*Task requirements*
Only the lines from the start of the data through the line with "x_index = list(range(101))" belong in the copy. Restate them word for word, minus the pictures.

___ Data lines ___

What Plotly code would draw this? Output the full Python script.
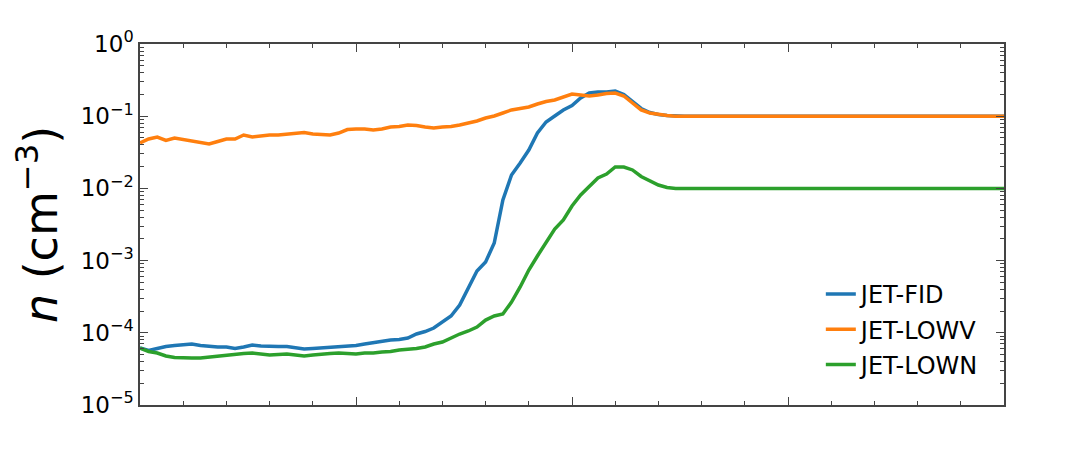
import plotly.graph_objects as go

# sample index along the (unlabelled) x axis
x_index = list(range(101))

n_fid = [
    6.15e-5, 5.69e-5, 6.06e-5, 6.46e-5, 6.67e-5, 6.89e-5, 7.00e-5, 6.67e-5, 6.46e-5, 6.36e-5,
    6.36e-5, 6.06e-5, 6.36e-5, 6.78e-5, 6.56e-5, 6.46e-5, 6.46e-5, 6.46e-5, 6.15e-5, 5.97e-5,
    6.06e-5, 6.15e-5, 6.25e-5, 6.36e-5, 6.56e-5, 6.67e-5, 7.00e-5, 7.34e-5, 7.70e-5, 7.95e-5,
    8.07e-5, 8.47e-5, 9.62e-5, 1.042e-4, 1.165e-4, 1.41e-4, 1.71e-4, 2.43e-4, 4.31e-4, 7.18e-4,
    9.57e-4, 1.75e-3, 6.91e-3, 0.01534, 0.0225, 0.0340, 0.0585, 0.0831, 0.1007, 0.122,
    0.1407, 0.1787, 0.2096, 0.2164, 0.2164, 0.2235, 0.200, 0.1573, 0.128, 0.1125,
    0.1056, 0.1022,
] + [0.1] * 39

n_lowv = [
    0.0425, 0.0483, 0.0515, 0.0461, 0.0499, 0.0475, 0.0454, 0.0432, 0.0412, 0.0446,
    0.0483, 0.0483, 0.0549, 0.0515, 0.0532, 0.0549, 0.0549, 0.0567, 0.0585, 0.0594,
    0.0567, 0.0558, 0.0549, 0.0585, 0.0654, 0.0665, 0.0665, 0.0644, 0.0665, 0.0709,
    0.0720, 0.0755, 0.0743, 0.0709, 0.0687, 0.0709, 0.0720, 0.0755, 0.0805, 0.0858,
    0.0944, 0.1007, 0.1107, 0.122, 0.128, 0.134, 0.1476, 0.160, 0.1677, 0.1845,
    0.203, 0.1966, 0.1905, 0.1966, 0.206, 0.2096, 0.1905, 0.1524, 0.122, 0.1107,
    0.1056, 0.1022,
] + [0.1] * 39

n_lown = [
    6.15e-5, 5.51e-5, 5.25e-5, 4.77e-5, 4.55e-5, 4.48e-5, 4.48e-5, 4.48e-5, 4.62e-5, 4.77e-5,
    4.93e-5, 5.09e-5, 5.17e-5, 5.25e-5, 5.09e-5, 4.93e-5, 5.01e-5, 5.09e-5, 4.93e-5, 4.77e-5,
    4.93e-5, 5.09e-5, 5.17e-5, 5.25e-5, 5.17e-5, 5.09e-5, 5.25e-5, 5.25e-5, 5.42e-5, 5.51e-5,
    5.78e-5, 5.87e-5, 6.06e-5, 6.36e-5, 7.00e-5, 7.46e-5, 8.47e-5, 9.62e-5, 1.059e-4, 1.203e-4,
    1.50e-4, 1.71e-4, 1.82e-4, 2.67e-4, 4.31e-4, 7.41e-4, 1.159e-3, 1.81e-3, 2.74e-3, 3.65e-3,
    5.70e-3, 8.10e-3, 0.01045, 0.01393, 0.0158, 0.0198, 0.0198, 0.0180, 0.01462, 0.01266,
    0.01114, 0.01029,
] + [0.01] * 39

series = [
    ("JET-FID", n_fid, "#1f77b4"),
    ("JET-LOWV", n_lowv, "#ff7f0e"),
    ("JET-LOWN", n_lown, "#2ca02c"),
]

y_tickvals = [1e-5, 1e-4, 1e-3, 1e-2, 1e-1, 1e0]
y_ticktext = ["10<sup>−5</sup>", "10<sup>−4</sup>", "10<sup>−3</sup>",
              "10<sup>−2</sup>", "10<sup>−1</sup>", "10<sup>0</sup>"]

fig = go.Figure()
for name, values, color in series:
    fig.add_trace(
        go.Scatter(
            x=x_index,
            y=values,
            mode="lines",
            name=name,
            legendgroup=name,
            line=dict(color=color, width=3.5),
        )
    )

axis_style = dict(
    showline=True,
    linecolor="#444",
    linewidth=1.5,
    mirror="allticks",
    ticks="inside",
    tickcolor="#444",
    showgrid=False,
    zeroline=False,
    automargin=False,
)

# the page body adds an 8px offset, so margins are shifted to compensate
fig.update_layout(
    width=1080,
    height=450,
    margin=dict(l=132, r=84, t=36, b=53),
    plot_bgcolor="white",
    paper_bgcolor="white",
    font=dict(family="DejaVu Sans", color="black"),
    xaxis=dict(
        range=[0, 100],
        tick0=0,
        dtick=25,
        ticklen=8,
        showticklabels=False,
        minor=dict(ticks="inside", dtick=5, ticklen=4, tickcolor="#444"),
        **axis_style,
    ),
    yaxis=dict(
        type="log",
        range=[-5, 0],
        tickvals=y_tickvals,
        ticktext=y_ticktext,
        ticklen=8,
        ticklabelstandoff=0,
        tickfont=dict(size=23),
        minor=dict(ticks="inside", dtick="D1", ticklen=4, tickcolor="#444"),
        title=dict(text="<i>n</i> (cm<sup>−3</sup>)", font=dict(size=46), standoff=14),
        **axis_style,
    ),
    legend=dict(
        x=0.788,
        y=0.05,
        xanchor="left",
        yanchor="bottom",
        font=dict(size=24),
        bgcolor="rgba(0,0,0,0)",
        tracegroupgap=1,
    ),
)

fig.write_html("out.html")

___

*Correct answer*
What Plotly code would draw this? Output the full Python script.
import plotly.graph_objects as go

# sample index along the (unlabelled) x axis
x_index = list(range(101))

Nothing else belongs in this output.